In the immediate vicinity of Göbeklitepe there are three more sites with similar, small T-shaped pillars visible on the surface, but neither at Sefer Tepe nor at Karahan or Hamzan Tepe excavations was conducted so far. It is clear, that these places form an inner circle of sites belonging to the cultic community of Göbeklitepe, but this community was not constricted to these sites. Throughout Upper Mesopotamia hints at the religious ideology of Göbeklitepe can be found in the material culture of settlement sites, while the case of another exclusive sanctuary remains unknown. All these sites date to the PPNA/Early PPNB, in the second half of 10th and 9th Millennia B.C. and all can be described as settled hunter-gatherer settlement sites, with a spatial division of residential and specialized workshop areas and a growing importance given to "Sondergebäude" (special buildings) used for communal and ritual purposes, including open courtyards as communal space.
At Göbeklitepe, finds with images of symbolic value are not restricted to the reliefs on the monumental Tshaped pillars or to sculptures. Shaft straighteners, objects used for making arrows, often have incised decorations of animals and various symbols. Several examples from Jerf el Ahmar and Tell Qaramel bear rich combinations of motifs showing groups of animals like snakes and scorpions, quadrupeds, and birds. Very similar motifs and symbols were incised into the so-called plaquettes of Jerf el Ahmar type. In contrast to the shaft straighteners, which have been grooved deeply as a defining functional attribute, the plaquettes (often little more than coin size) show no indication of an obvious use for any specific function.
They probably were produced just for the purpose of bearing the symbols incised on them. These plaquettes have been discovered in significant numbers at Tell Qaramel, Tel Abr, and Jerf el Ahmar; only one example has been found so far at Göbekli Tepe. These images offer a new symbolic world, a symbolic language, which had commonalities among the residents of the PPN sites in Upper Mesopotamia, they are part of a system of symbols, which was crucial to the societies who used it to store there cultural knowledge.
Consequently, Göbeklitepe is a unique site: "unique" in its role as a sanctuary with monumental architecture, but at the same time as a centre of a cultic community, whose traces can be found throughout all Upper Mesopotamia. Therefore it is not an easy task to find comparable properties to illustrate similarities with other sites on the World Heritage List.
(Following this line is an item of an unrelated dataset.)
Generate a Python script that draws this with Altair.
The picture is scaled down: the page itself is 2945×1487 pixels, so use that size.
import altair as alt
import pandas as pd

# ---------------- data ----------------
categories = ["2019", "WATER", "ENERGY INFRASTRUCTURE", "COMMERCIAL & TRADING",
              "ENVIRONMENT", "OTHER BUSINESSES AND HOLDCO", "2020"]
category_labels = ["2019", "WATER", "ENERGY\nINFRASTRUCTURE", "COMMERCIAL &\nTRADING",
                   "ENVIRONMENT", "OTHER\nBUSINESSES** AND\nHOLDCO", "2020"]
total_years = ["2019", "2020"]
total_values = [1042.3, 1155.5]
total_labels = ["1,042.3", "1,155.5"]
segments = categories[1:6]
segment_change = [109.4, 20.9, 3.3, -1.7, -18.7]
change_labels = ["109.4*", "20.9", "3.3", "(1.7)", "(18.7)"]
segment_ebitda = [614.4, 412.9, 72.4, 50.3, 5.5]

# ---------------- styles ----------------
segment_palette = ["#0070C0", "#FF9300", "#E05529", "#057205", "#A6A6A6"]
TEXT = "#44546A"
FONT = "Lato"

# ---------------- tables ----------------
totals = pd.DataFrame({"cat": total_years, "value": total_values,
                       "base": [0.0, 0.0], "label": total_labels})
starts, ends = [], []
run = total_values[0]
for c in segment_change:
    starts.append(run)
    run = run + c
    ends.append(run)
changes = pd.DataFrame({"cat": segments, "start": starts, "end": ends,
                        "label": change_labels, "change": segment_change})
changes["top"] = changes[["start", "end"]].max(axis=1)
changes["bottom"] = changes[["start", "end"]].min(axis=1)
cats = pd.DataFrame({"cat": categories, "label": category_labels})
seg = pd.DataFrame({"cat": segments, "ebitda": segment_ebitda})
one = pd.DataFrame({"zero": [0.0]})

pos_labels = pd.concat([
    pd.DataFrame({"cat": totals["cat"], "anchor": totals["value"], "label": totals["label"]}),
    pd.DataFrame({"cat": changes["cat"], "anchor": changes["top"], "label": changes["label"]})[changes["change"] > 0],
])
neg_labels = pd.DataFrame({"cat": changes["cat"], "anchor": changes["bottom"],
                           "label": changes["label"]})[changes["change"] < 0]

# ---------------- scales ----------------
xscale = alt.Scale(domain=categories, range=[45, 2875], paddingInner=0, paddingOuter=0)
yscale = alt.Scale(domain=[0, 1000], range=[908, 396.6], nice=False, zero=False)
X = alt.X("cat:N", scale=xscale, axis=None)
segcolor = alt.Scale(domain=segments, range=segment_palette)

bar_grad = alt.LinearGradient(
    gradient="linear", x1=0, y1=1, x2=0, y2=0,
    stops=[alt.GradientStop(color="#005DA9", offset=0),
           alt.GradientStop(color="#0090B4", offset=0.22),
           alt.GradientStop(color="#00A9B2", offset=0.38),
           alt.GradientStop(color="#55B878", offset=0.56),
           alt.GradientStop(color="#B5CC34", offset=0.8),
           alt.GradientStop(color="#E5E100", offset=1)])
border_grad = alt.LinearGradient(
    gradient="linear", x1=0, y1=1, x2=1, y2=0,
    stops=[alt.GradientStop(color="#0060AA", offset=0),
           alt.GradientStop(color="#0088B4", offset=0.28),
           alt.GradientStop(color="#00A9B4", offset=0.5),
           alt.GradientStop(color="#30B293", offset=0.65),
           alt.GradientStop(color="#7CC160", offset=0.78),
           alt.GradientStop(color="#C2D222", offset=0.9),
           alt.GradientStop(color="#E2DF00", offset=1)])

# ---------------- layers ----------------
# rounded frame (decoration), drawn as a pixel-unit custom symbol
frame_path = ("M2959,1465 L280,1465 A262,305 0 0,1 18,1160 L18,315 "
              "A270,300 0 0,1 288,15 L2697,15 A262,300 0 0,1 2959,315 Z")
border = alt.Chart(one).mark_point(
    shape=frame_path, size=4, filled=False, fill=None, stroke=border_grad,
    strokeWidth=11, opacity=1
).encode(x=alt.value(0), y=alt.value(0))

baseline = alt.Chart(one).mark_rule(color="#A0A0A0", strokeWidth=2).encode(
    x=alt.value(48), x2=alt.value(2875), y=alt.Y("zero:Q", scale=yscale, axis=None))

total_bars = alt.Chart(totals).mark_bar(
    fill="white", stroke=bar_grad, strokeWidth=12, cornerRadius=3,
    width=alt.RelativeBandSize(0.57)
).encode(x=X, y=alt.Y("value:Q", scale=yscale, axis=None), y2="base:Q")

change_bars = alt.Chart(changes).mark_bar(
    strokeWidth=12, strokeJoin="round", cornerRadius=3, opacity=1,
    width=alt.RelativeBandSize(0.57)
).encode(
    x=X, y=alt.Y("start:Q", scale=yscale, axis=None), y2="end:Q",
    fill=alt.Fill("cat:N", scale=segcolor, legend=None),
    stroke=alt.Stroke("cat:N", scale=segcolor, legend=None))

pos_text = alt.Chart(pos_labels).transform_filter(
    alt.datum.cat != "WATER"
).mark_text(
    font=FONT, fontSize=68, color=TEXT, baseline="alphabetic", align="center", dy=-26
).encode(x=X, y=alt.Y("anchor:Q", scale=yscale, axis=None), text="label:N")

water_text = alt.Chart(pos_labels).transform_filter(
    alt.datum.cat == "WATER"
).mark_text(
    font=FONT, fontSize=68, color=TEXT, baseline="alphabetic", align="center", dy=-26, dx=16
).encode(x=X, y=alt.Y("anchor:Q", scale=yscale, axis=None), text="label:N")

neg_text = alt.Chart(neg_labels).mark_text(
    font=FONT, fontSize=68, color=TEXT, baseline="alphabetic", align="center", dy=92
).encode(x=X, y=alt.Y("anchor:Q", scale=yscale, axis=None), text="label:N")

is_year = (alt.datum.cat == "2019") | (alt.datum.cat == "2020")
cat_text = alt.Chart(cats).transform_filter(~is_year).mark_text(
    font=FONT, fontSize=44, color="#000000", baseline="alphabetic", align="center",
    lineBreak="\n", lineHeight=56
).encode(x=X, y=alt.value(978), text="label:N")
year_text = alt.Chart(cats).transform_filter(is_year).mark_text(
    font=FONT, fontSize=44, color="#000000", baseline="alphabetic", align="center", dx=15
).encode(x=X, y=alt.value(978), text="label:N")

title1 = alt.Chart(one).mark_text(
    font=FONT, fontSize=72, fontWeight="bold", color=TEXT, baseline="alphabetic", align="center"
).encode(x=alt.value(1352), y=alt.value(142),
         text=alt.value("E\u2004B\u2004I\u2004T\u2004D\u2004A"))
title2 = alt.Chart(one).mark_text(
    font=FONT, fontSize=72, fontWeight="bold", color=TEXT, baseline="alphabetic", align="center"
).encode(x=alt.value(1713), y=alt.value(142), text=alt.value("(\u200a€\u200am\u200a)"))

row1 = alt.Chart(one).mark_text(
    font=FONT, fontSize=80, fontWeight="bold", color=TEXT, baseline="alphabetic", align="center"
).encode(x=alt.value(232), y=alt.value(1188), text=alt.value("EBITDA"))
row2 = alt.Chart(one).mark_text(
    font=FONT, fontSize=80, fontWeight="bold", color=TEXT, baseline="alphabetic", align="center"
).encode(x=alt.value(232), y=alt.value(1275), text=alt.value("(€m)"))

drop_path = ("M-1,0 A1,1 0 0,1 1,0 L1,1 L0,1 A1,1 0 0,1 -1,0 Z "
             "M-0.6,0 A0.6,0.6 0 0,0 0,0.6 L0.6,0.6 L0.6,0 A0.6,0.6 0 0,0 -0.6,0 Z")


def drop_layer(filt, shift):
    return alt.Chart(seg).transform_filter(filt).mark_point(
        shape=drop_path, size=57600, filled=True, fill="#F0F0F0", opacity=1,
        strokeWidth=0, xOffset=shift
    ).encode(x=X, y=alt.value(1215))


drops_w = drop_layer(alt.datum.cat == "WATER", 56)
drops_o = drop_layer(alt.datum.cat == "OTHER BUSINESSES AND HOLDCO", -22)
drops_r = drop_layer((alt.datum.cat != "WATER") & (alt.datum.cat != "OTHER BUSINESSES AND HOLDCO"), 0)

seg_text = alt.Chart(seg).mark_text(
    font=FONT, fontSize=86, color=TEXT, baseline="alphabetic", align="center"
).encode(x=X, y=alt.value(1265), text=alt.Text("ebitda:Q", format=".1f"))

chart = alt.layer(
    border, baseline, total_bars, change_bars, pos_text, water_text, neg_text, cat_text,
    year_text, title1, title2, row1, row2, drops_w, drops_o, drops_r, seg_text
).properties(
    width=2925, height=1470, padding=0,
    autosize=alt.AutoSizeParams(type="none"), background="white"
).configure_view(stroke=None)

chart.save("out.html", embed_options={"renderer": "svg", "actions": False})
But after 16 years of excavation it is obvious that this is one of the most important archaeological sites in the world.
While by all means comparable to such other large sites in meaning and cultural importance, the monumental architecture at Göbeklitepe stand out due to their age being the oldest known built sanctuaries in the world and the crucial period of change in human cultural development they mark and make tangible by illustrating a symbolic world and cosmology of hunting and gathering societies at the dawn of the transition to food producing early village farming communities.